The numSamples field gives the number of original primary camera samples produced by the renderer.  The numAllSamples field will be at least this number and may more; it includes any extra samples generated by the integrator to include information about things such volume interactions or thin transparency.  The context also includes screen position and shutter times along with each of the original rays that they are associated with.  The shadeCtxs used by the integrator and BXDFs is also provided here.  Finally, the depths of all samples, including the additional ones are given, along with the indices of the originals that spawned each given additional sample.

Read/write access:

The overloads of the Read() and Write() method allow the plugin to inspect and change the sample data.  Note that with multi-camera rendering not all possible channel ids found in the integrator environment may be valid during a given call to Filter().

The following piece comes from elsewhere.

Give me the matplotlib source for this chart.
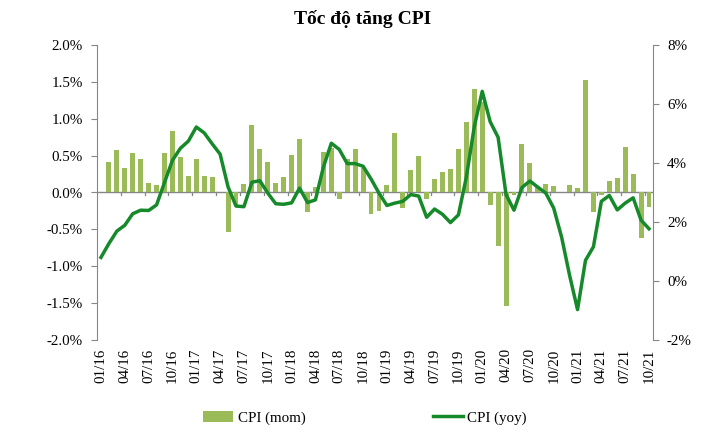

The read and write functions will return false when called with a channel that is not valid for the current instance data.

Reading arbitrary regions:

Normally the read functions are only allowed to read from the current batch of samples being processed for the present bucket.  However, for image processing operations that require a neighborhood it may be useful to be able to read the accumulated and pixel filtered pixels from around the bucket. The ReadRegion() offers the ability to fetch a copy of an arbitrary rectangle of pixels from anywhere in the framebuffer (with zero padding for pixels outside the image). Like Read(), it may fail for some channels. Note that due to multi-threading, successive calls to ReadRegion() may produce different results (and different results from the equivalent Read()) as other rendering threads may continue to update the framebuffer and this may produce transitory bucket artifacts if a sample filter does not take care.

Access to other filters:

The IsEnabled() call allows a sample filter plugin to get a pointer to the instance data for another plugin instance and determine if that instance is currently enabled. This allows one Filter() invocation to recursively invoke another filter instance's Filter() function. See the source to the PxrSampleFilterCombiner in the examples bundle for use of this to chain together plugins.